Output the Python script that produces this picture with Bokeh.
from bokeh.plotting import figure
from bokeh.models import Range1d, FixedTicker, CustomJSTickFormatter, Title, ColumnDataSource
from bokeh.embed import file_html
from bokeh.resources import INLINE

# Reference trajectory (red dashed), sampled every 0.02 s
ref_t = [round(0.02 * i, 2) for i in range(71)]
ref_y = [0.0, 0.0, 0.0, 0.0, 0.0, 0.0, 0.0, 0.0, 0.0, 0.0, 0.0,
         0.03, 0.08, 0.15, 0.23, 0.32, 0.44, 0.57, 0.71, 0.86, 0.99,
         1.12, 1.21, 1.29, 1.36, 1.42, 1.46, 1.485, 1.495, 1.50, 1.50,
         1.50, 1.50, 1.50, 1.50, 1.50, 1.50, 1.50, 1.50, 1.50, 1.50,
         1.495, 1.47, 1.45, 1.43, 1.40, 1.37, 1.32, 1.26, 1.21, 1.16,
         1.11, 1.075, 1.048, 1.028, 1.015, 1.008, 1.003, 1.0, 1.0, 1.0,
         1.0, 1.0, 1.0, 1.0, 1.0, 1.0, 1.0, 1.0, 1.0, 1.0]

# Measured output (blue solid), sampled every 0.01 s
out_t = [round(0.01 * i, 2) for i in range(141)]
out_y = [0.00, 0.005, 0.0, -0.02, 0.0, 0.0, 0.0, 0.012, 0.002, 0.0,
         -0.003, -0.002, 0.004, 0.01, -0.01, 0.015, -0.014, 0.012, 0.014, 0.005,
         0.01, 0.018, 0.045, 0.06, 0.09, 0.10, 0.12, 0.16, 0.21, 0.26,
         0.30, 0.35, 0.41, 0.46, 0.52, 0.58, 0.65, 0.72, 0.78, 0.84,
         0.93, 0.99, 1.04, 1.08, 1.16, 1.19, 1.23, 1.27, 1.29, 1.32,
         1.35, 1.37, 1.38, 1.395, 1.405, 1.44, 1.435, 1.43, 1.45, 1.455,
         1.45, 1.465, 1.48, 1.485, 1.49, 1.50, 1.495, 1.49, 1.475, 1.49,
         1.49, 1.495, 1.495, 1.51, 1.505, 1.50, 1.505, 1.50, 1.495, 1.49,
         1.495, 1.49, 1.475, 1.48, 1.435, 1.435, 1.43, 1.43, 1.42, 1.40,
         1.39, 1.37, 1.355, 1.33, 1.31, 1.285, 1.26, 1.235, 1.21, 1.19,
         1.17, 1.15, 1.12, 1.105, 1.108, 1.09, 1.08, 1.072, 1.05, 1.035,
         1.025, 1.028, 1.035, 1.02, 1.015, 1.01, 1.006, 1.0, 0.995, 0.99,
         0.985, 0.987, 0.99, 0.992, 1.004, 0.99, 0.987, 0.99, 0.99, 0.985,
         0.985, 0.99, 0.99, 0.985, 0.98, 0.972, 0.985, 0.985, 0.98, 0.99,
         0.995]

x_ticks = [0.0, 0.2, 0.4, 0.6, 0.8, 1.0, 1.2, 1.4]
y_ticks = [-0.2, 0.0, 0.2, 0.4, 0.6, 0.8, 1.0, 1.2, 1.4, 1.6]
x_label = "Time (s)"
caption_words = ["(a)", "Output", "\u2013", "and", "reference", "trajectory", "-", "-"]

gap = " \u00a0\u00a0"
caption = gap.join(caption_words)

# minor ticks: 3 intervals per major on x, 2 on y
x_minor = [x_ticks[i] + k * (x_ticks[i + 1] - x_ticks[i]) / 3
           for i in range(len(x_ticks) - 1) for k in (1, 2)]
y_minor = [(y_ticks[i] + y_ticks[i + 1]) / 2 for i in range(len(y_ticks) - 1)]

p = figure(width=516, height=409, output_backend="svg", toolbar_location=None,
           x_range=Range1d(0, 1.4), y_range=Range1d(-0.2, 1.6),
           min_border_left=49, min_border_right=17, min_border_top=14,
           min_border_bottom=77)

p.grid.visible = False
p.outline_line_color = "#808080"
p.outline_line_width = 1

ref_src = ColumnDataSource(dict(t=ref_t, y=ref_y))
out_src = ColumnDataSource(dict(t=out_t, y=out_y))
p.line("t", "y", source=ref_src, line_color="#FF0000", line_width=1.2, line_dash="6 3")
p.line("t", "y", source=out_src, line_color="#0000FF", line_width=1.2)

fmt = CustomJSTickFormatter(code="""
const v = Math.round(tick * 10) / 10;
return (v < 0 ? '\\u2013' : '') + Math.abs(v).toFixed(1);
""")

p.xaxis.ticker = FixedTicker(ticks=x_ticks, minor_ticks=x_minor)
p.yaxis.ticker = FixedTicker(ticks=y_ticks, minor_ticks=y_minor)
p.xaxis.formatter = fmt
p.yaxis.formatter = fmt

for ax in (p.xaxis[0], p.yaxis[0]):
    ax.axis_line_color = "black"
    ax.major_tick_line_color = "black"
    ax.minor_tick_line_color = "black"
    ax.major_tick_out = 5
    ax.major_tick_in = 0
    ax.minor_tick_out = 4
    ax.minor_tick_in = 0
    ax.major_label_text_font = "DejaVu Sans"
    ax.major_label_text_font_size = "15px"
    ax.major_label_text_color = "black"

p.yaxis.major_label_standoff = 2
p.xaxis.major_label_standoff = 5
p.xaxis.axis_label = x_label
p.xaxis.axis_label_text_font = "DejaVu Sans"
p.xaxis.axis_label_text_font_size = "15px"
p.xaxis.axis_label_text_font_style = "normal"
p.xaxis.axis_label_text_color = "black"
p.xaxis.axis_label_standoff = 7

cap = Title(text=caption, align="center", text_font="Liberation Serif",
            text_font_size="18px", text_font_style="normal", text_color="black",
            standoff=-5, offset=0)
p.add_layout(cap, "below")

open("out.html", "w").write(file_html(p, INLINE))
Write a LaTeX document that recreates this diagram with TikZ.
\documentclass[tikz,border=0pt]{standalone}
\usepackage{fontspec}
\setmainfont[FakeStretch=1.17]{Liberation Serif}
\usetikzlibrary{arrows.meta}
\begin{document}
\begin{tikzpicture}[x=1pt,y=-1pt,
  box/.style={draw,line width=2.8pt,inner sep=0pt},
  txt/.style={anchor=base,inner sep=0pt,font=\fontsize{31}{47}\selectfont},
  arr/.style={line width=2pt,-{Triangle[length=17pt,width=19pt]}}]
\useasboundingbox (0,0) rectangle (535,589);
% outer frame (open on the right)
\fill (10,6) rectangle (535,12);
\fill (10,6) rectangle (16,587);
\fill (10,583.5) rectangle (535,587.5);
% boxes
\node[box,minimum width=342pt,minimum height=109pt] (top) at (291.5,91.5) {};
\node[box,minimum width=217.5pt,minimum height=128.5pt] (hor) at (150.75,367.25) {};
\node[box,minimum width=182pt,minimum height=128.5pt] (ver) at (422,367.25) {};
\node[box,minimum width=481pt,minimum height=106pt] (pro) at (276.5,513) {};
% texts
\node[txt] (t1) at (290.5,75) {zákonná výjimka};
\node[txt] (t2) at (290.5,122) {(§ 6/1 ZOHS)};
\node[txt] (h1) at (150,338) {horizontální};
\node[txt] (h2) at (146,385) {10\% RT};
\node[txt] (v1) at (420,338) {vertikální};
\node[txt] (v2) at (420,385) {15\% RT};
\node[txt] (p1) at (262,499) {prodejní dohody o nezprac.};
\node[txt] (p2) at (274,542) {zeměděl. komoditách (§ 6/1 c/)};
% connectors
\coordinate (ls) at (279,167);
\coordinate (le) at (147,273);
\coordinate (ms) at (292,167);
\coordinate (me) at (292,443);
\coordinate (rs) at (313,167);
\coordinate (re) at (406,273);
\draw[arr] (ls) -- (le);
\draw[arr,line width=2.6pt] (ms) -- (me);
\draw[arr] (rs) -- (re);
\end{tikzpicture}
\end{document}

(Problem statement):
Only the lines from the top of the data through the line that contains "1.0, 1.0, 1.0, 1.0, 1.0, 1.0, 1.0, 1.0, 1.0, 1.0]" should be quoted, exactly as they stand.

(Exercise response):
Output the Python script that produces this picture with Bokeh.
from bokeh.plotting import figure
from bokeh.models import Range1d, FixedTicker, CustomJSTickFormatter, Title, ColumnDataSource
from bokeh.embed import file_html
from bokeh.resources import INLINE

# Reference trajectory (red dashed), sampled every 0.02 s
ref_t = [round(0.02 * i, 2) for i in range(71)]
ref_y = [0.0, 0.0, 0.0, 0.0, 0.0, 0.0, 0.0, 0.0, 0.0, 0.0, 0.0,
         0.03, 0.08, 0.15, 0.23, 0.32, 0.44, 0.57, 0.71, 0.86, 0.99,
         1.12, 1.21, 1.29, 1.36, 1.42, 1.46, 1.485, 1.495, 1.50, 1.50,
         1.50, 1.50, 1.50, 1.50, 1.50, 1.50, 1.50, 1.50, 1.50, 1.50,
         1.495, 1.47, 1.45, 1.43, 1.40, 1.37, 1.32, 1.26, 1.21, 1.16,
         1.11, 1.075, 1.048, 1.028, 1.015, 1.008, 1.003, 1.0, 1.0, 1.0,
         1.0, 1.0, 1.0, 1.0, 1.0, 1.0, 1.0, 1.0, 1.0, 1.0]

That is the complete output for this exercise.